- Born: February 1973 (age 53)
- Education: London School of Economics, New York University Stern School of Business
- Occupations: Businesswoman, investor
- Children: 1

= Celina Midelfart =

Norwegian woman (born 1973)

Celina Midelfart (born February 1973) is a Norwegian cosmetics heiress and businesswoman. In 1995, she took over the running of the family's health and beauty care business, Midelfart AS.
She became publicly known in the 1990s as the first love interest of Norway's then Crown Prince Haakon in 1993.

==Family==
A member of the Midelfart family, she was born in Oslo as a daughter of the businessman Finn-Erik Midelfart (1943–95) and Hermine Kristin née Muhle (born 1944).

==Education==
After finishing her secondary education at Oslo Cathedral School she studied in France from 1994 to 1996, at London School of Economics from 1994 to 1996, before transferring to New York University Stern School of Business, graduating with a Bachelor of Science summa cum laude in Finance in 1998.

==Career==
Midelfart is a private investor, owner and executive chairman of Midelfart Capital AS. In her early career she was the third generation CEO of the family business Midelfart AS. She was previously a partner at Magnipartners Ltd, working actively in the offshore drilling and LNG space. Since 2015, she has held larger shareholding positions in various listed offshore oil, service and supply companies. She is currently a board member and 10% owner of the Swedish Consumer Finance Bank, Avida AB, member of the Board of Trustees at Oslo International School and member of the Board of SEA 1 Offshore.
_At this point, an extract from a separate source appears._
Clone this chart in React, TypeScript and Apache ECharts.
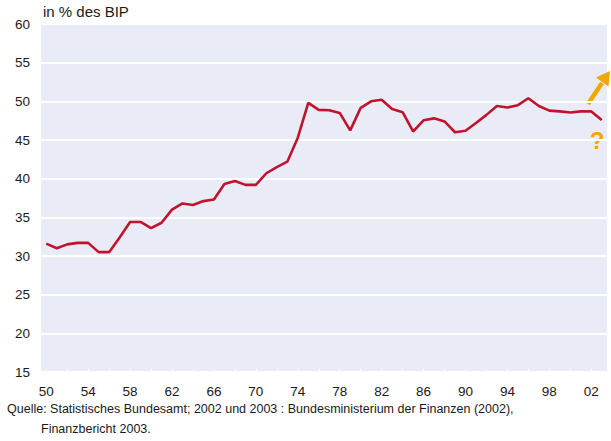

She previously served on the board of the world largest fish farming company, Mowi AS, and the Swedish health and beauty care company, Midsona AB. Midelfart is a Norwegian citizen.

==Personal life==
In the early 1990s she came to national prominence as the girlfriend of Norway's then Crown Prince Haakon.

She was in a relationship with businessman Tor Olav Trøim in 2009, and the couple had their first child, Olav, while they were living in London in 2011. The couple separated, and she and her son currently live in Oslo.